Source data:
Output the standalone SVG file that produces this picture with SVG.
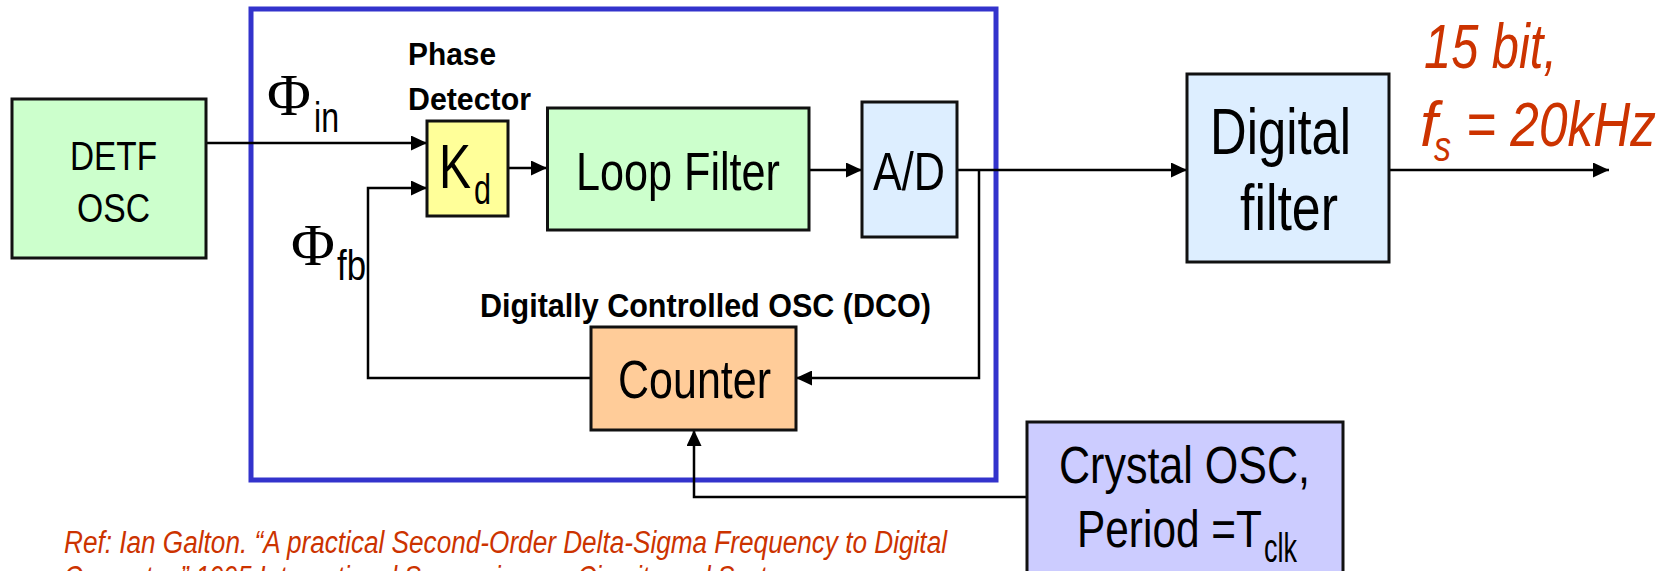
<svg xmlns="http://www.w3.org/2000/svg" width="1674" height="571" viewBox="0 0 1674 571">
<style>
.box{stroke:#111;stroke-width:3}
.lbl{font-family:"Liberation Sans",Arial,sans-serif;fill:#000}
.bold{font-family:"Liberation Sans",Arial,sans-serif;font-weight:bold;fill:#000}
.phi{font-family:"Liberation Serif","Times New Roman",serif;fill:#000}
.red{font-family:"Liberation Sans",Arial,sans-serif;font-style:italic;fill:#CC3300}
.wire{fill:none;stroke:#000;stroke-width:2.5}
</style>
<defs>
<marker id="arr" markerUnits="userSpaceOnUse" markerWidth="17" markerHeight="15" refX="16" refY="7.5" orient="auto">
<path d="M0,0 L16,7.5 L0,15 z" fill="#000"/>
</marker>
</defs>
<rect x="0" y="0" width="1674" height="571" fill="#fff"/>
<g id="pll-frame">
<rect x="251" y="9" width="745" height="471" fill="none" stroke="#3333CC" stroke-width="5"/>
</g>
<g id="connectors">
<path class="wire" d="M206,143 H427" marker-end="url(#arr)"/>
<path class="wire" d="M591,378 H368 V188 H427" marker-end="url(#arr)"/>
<path class="wire" d="M508,168 H547" marker-end="url(#arr)"/>
<path class="wire" d="M809,170 H862" marker-end="url(#arr)"/>
<path class="wire" d="M957,170 H1187" marker-end="url(#arr)"/>
<path class="wire" d="M979,170 V378 H796" marker-end="url(#arr)"/>
<path class="wire" d="M1389,170 H1609" marker-end="url(#arr)"/>
<path class="wire" d="M1027,497 H694 V430" marker-end="url(#arr)"/>
</g>
<g id="detf-osc">
<rect class="box" x="12" y="99" width="194" height="159" fill="#CCFFCC"/>
<text class="lbl" x="70" y="170" font-size="40" textLength="87" lengthAdjust="spacingAndGlyphs">DETF</text>
<text class="lbl" x="77" y="222" font-size="40" textLength="73" lengthAdjust="spacingAndGlyphs">OSC</text>
</g>
<g id="phase-detector">
<text class="bold" x="408" y="65" font-size="32" textLength="88" lengthAdjust="spacingAndGlyphs">Phase</text>
<text class="bold" x="408" y="110" font-size="32" textLength="123" lengthAdjust="spacingAndGlyphs">Detector</text>
<rect class="box" x="427" y="121" width="81" height="95" fill="#FFFF99"/>
<text class="lbl" x="439" y="188" font-size="63" textLength="32" lengthAdjust="spacingAndGlyphs">K</text>
<text class="lbl" x="474" y="204" font-size="42" textLength="17" lengthAdjust="spacingAndGlyphs">d</text>
</g>
<g id="phi-in">
<text class="phi" x="267" y="115" font-size="60">Φ</text>
<text class="lbl" x="314" y="132" font-size="42" textLength="25" lengthAdjust="spacingAndGlyphs">in</text>
</g>
<g id="phi-fb">
<text class="phi" x="291" y="265" font-size="60">Φ</text>
<text class="lbl" x="337" y="280" font-size="42" textLength="29" lengthAdjust="spacingAndGlyphs">fb</text>
</g>
<g id="loop-filter">
<rect class="box" x="547.5" y="108" width="261.5" height="122" fill="#CCFFCC"/>
<text class="lbl" x="576" y="190" font-size="54" textLength="204" lengthAdjust="spacingAndGlyphs">Loop Filter</text>
</g>
<g id="ad">
<rect class="box" x="862" y="102" width="95" height="135" fill="#DDEEFF"/>
<text class="lbl" x="873" y="190" font-size="54" textLength="72" lengthAdjust="spacingAndGlyphs">A/D</text>
</g>
<g id="dco">
<text class="bold" x="480" y="317" font-size="33" textLength="451" lengthAdjust="spacingAndGlyphs">Digitally Controlled OSC (DCO)</text>
<rect class="box" x="591" y="327" width="205" height="103" fill="#FFCC99"/>
<text class="lbl" x="618" y="398" font-size="54" textLength="153" lengthAdjust="spacingAndGlyphs">Counter</text>
</g>
<g id="digital-filter">
<rect class="box" x="1187" y="74" width="202" height="188" fill="#DDEEFF"/>
<text class="lbl" x="1210" y="154" font-size="64" textLength="141" lengthAdjust="spacingAndGlyphs">Digital</text>
<text class="lbl" x="1240" y="230" font-size="64" textLength="98" lengthAdjust="spacingAndGlyphs">filter</text>
</g>
<g id="output-label">
<text class="red" x="1424" y="68" font-size="63" textLength="133" lengthAdjust="spacingAndGlyphs">15 bit,</text>
<text class="red" x="1420" y="146" font-size="63">f</text>
<text class="red" x="1434" y="161" font-size="42" textLength="17" lengthAdjust="spacingAndGlyphs">s</text>
<text class="red" x="1466" y="146" font-size="63" textLength="190" lengthAdjust="spacingAndGlyphs">= 20kHz</text>
</g>
<g id="crystal-osc">
<rect class="box" x="1027" y="422" width="316" height="160" fill="#CCCCFF"/>
<text class="lbl" x="1059" y="483" font-size="51" textLength="251" lengthAdjust="spacingAndGlyphs">Crystal OSC,</text>
<text class="lbl" x="1077" y="547" font-size="51" textLength="185" lengthAdjust="spacingAndGlyphs">Period =T</text>
<text class="lbl" x="1264" y="562" font-size="40" textLength="33" lengthAdjust="spacingAndGlyphs">clk</text>
</g>
<g id="reference">
<text class="red" x="64" y="553" font-size="31" textLength="883" lengthAdjust="spacingAndGlyphs">Ref: Ian Galton. “A practical Second-Order Delta-Sigma Frequency to Digital</text>
<text class="red" x="64" y="588" font-size="31" textLength="750" lengthAdjust="spacingAndGlyphs">Converter,” 1995 International Symposium on Circuits and Systems</text>
</g>
</svg>
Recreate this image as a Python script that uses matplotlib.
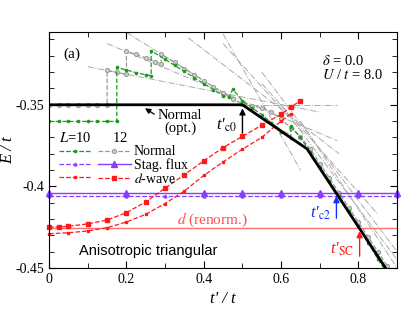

Required task
Give every line back word for word and leave the pictures out.

Result of the exercise
Output the standalone SVG file that produces this picture with SVG.
<svg xmlns="http://www.w3.org/2000/svg" width="1674" height="571" viewBox="0 0 1674 571">
<style>
.box{stroke:#111;stroke-width:3}
.lbl{font-family:"Liberation Sans",Arial,sans-serif;fill:#000}
.bold{font-family:"Liberation Sans",Arial,sans-serif;font-weight:bold;fill:#000}
.phi{font-family:"Liberation Serif","Times New Roman",serif;fill:#000}
.red{font-family:"Liberation Sans",Arial,sans-serif;font-style:italic;fill:#CC3300}
.wire{fill:none;stroke:#000;stroke-width:2.5}
</style>
<defs>
<marker id="arr" markerUnits="userSpaceOnUse" markerWidth="17" markerHeight="15" refX="16" refY="7.5" orient="auto">
<path d="M0,0 L16,7.5 L0,15 z" fill="#000"/>
</marker>
</defs>
<rect x="0" y="0" width="1674" height="571" fill="#fff"/>
<g id="pll-frame">
<rect x="251" y="9" width="745" height="471" fill="none" stroke="#3333CC" stroke-width="5"/>
</g>
<g id="connectors">
<path class="wire" d="M206,143 H427" marker-end="url(#arr)"/>
<path class="wire" d="M591,378 H368 V188 H427" marker-end="url(#arr)"/>
<path class="wire" d="M508,168 H547" marker-end="url(#arr)"/>
<path class="wire" d="M809,170 H862" marker-end="url(#arr)"/>
<path class="wire" d="M957,170 H1187" marker-end="url(#arr)"/>
<path class="wire" d="M979,170 V378 H796" marker-end="url(#arr)"/>
<path class="wire" d="M1389,170 H1609" marker-end="url(#arr)"/>
<path class="wire" d="M1027,497 H694 V430" marker-end="url(#arr)"/>
</g>
<g id="detf-osc">
<rect class="box" x="12" y="99" width="194" height="159" fill="#CCFFCC"/>
<text class="lbl" x="70" y="170" font-size="40" textLength="87" lengthAdjust="spacingAndGlyphs">DETF</text>
<text class="lbl" x="77" y="222" font-size="40" textLength="73" lengthAdjust="spacingAndGlyphs">OSC</text>
</g>
<g id="phase-detector">
<text class="bold" x="408" y="65" font-size="32" textLength="88" lengthAdjust="spacingAndGlyphs">Phase</text>
<text class="bold" x="408" y="110" font-size="32" textLength="123" lengthAdjust="spacingAndGlyphs">Detector</text>
<rect class="box" x="427" y="121" width="81" height="95" fill="#FFFF99"/>
<text class="lbl" x="439" y="188" font-size="63" textLength="32" lengthAdjust="spacingAndGlyphs">K</text>
<text class="lbl" x="474" y="204" font-size="42" textLength="17" lengthAdjust="spacingAndGlyphs">d</text>
</g>
<g id="phi-in">
<text class="phi" x="267" y="115" font-size="60">Φ</text>
<text class="lbl" x="314" y="132" font-size="42" textLength="25" lengthAdjust="spacingAndGlyphs">in</text>
</g>
<g id="phi-fb">
<text class="phi" x="291" y="265" font-size="60">Φ</text>
<text class="lbl" x="337" y="280" font-size="42" textLength="29" lengthAdjust="spacingAndGlyphs">fb</text>
</g>
<g id="loop-filter">
<rect class="box" x="547.5" y="108" width="261.5" height="122" fill="#CCFFCC"/>
<text class="lbl" x="576" y="190" font-size="54" textLength="204" lengthAdjust="spacingAndGlyphs">Loop Filter</text>
</g>
<g id="ad">
<rect class="box" x="862" y="102" width="95" height="135" fill="#DDEEFF"/>
<text class="lbl" x="873" y="190" font-size="54" textLength="72" lengthAdjust="spacingAndGlyphs">A/D</text>
</g>
<g id="dco">
<text class="bold" x="480" y="317" font-size="33" textLength="451" lengthAdjust="spacingAndGlyphs">Digitally Controlled OSC (DCO)</text>
<rect class="box" x="591" y="327" width="205" height="103" fill="#FFCC99"/>
<text class="lbl" x="618" y="398" font-size="54" textLength="153" lengthAdjust="spacingAndGlyphs">Counter</text>
</g>
<g id="digital-filter">
<rect class="box" x="1187" y="74" width="202" height="188" fill="#DDEEFF"/>
<text class="lbl" x="1210" y="154" font-size="64" textLength="141" lengthAdjust="spacingAndGlyphs">Digital</text>
<text class="lbl" x="1240" y="230" font-size="64" textLength="98" lengthAdjust="spacingAndGlyphs">filter</text>
</g>
<g id="output-label">
<text class="red" x="1424" y="68" font-size="63" textLength="133" lengthAdjust="spacingAndGlyphs">15 bit,</text>
<text class="red" x="1420" y="146" font-size="63">f</text>
<text class="red" x="1434" y="161" font-size="42" textLength="17" lengthAdjust="spacingAndGlyphs">s</text>
<text class="red" x="1466" y="146" font-size="63" textLength="190" lengthAdjust="spacingAndGlyphs">= 20kHz</text>
</g>
<g id="crystal-osc">
<rect class="box" x="1027" y="422" width="316" height="160" fill="#CCCCFF"/>
<text class="lbl" x="1059" y="483" font-size="51" textLength="251" lengthAdjust="spacingAndGlyphs">Crystal OSC,</text>
<text class="lbl" x="1077" y="547" font-size="51" textLength="185" lengthAdjust="spacingAndGlyphs">Period =T</text>
<text class="lbl" x="1264" y="562" font-size="40" textLength="33" lengthAdjust="spacingAndGlyphs">clk</text>
</g>
<g id="reference">
<text class="red" x="64" y="553" font-size="31" textLength="883" lengthAdjust="spacingAndGlyphs">Ref: Ian Galton. “A practical Second-Order Delta-Sigma Frequency to Digital</text>
<text class="red" x="64" y="588" font-size="31" textLength="750" lengthAdjust="spacingAndGlyphs">Converter,” 1995 International Symposium on Circuits and Systems</text>
</g>
</svg>
Recreate this image as a Python script that uses matplotlib.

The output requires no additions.